A large number of external hosted monitoring systems are available over the web. site24x7, wasitup and howsthe.com are all simple to set up and provide simpler monitoring functionality. Aware, Pingdom, Axzona and SciVisum are more advanced, and Gomez and SiteConfidence are the costliest but most feature-rich.

...and moving on to service (internal) monitoring

There are a number of products which provide robust internal server and service monitoring. SolarWinds and Nagios are among the most common. The typical breadth and frequency monitored make these systems impractical to run or host externally, and businesses rarely employ services such as these until they reach a certain scale. Nagios is fiddly but free whereas SolarWinds is simpler but costly. These systems can monitor just about anything: line performance, terminal adapters, routers, WMI or SNMP counters, disk space, CPU usage, event logs. Often monitored data can be so rich that event aggregator or heuristic systems are needed, such as Splunk or OSSEC. This is much more complicated that external monitoring, and is best addressed in a separate blog post.

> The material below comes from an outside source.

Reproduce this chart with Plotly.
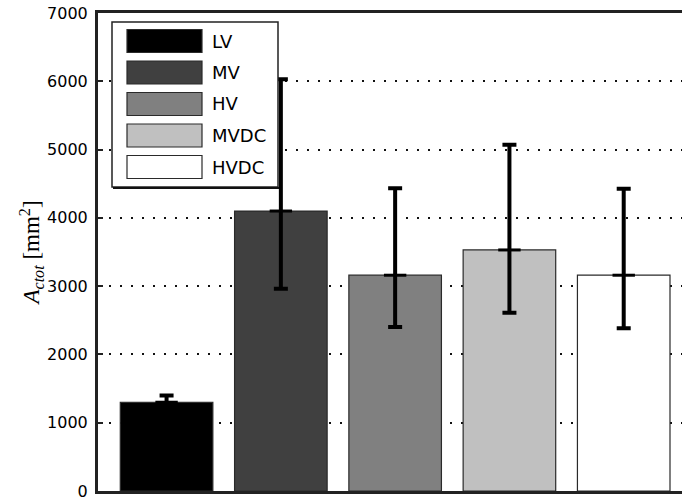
import plotly.graph_objects as go

categories = ["LV", "MV", "HV", "MVDC", "HVDC"]
values = [1300, 4100, 3160, 3530, 3160]
err_plus = [100, 1930, 1275, 1540, 1265]
err_minus = [60, 1140, 760, 920, 775]
colors = ["#000000", "#404040", "#808080", "#c0c0c0", "#ffffff"]
yticks = [0, 1000, 2000, 3000, 4000, 5000, 6000, 7000]

xs = list(range(1, len(categories) + 1))

fig = go.Figure()
for i, c in enumerate(categories):
    fig.add_trace(go.Bar(
        x=[xs[i]], y=[values[i]], name=c, width=0.81,
        marker=dict(color=colors[i], line=dict(color="#2a2a2a", width=1.2)),
        error_y=dict(type="data", symmetric=False, array=[err_plus[i]],
                     arrayminus=[err_minus[i]], color="#000000",
                     thickness=4, width=7),
        showlegend=False,
    ))

fig.add_trace(go.Scatter(
    x=xs, y=values, mode="markers",
    marker=dict(symbol="line-ew", size=16, line=dict(color="#000000", width=3)),
    showlegend=False, hoverinfo="skip",
))

W, H = 682, 497
L, R, T, B = 98, 0, 13, 6
pw, ph = W - L - R, H - T - B

def px(x):
    return (x - L) / pw

def py(y):
    return 1 - (y - T) / ph

shapes = []
annotations = []
# legend box
shapes.append(dict(type="rect", xref="paper", yref="paper",
                   x0=px(112), x1=px(278), y0=py(187), y1=py(22),
                   fillcolor="#ffffff", line=dict(color="#222222", width=1.5), layer="above"))
shapes.append(dict(type="line", xref="paper", yref="paper",
                   x0=px(113), x1=px(279), y0=py(188), y1=py(188),
                   line=dict(color="#111111", width=2), layer="above"))
row0, step = 41, 31.5
for i, c in enumerate(categories):
    yc = row0 + i * step
    shapes.append(dict(type="rect", xref="paper", yref="paper",
                       x0=px(127), x1=px(202), y0=py(yc + 11.5), y1=py(yc - 11.5),
                       fillcolor=colors[i], line=dict(color="#2a2a2a", width=1.2), layer="above"))
    annotations.append(dict(text=c, xref="paper", yref="paper", x=px(210), y=py(yc),
                            xanchor="left", yanchor="middle", showarrow=False,
                            font=dict(family="DejaVu Sans", size=18, color="#000000")))

fig.update_layout(
    width=W, height=H,
    margin=dict(l=L, r=R, t=T, b=B, pad=0, autoexpand=False),
    plot_bgcolor="#ffffff", paper_bgcolor="#ffffff",
    barmode="overlay",
    shapes=shapes, annotations=annotations,
    font=dict(family="DejaVu Sans", size=16, color="#000000"),
)
fig.update_xaxes(range=[0.4, 5.51], showgrid=False, zeroline=False,
                 showticklabels=False, ticks="",
                 showline=True, linecolor="#222222", linewidth=3, mirror=True)
fig.update_yaxes(range=[0, 7000], tickvals=yticks, ticktext=[str(v) for v in yticks],
                 showgrid=True, gridcolor="#111111", gridwidth=2, griddash="2px,9px",
                 zeroline=False, ticks="inside", ticklen=5, tickwidth=2, tickcolor="#222222",
                 showline=True, linecolor="#222222", linewidth=3, mirror=False,
                 ticklabelstandoff=4, automargin=False, ticklabeloverflow="allow",
                 title=dict(text="<i>A</i><sub><i>ctot</i></sub> [mm<sup>2</sup>]",
                            font=dict(family="Liberation Serif", size=23, color="#000000"),
                            standoff=0))

fig.write_html("out.html", config={"displayModeBar": False},
               post_script="document.body.style.margin='0';document.body.style.overflow='hidden';")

A word on Server Density and Landscape

David Mytton and his Boxed Ice team built a great product in Server Density, and deservedly did very well in 2009’s Seedcamp. If you're not familiar with Server Density, you should check it out now. They've set an excellent standard for Web 2 startup application design in the UK, and his blogging is a treat. To sum up server density in their words, it’s "easy server monitoring".

Server Density isn’t a new take on an existing product, but rather the confluence of two existing solutions: external availability / performance monitoring and internal service monitoring and management.

It's neat application, but it seems too expensive for an external monitoring tool, and inadequate as an internal service monitoring tool in that it's not broad enough. It is hard to see it ever being so in its hosted model, given that it sits behind the firewall and should not publish the granularity of data that a full service monitoring tool would require. With custom plugins and their self-hosted model they'll be able to report on more interesting data, such as latency between certain hosts, or esoteric counters on proprietary pieces of hardware and software, but this may take a bit of hacking. Canonical -- Mark Shuttleworth’s company which builds Ubuntu -- has a similar product for Linux servers called Landscape.

Visibility of metrics

Finally, most of these systems provide for SMS and email alerting, and often provide fairly simple web dashboards. Nick and Simon at Aware recently released a public uptime report for Huddle, which is clearly suitable for businesses offering a public web service. Whilst none of the web-based monitor services can really provide excellent at-a-glance reports showing the performance of the business or application, a new wave of businesses are starting to provide solutions for this. Geckoboard, LeftTronic and Dashboard.me all look very exciting. Geckoboard provide a link to one of their public dashboards. Composite monitoring bliss.

Wrapping up

There's a bewildering array of choices to make when setting up monitoring, but the number of competing companies has brought the price of reliable monitoring down to a lower point that ever. It's easily possible to get meaningful, reliable monitoring for tens of dollars a month.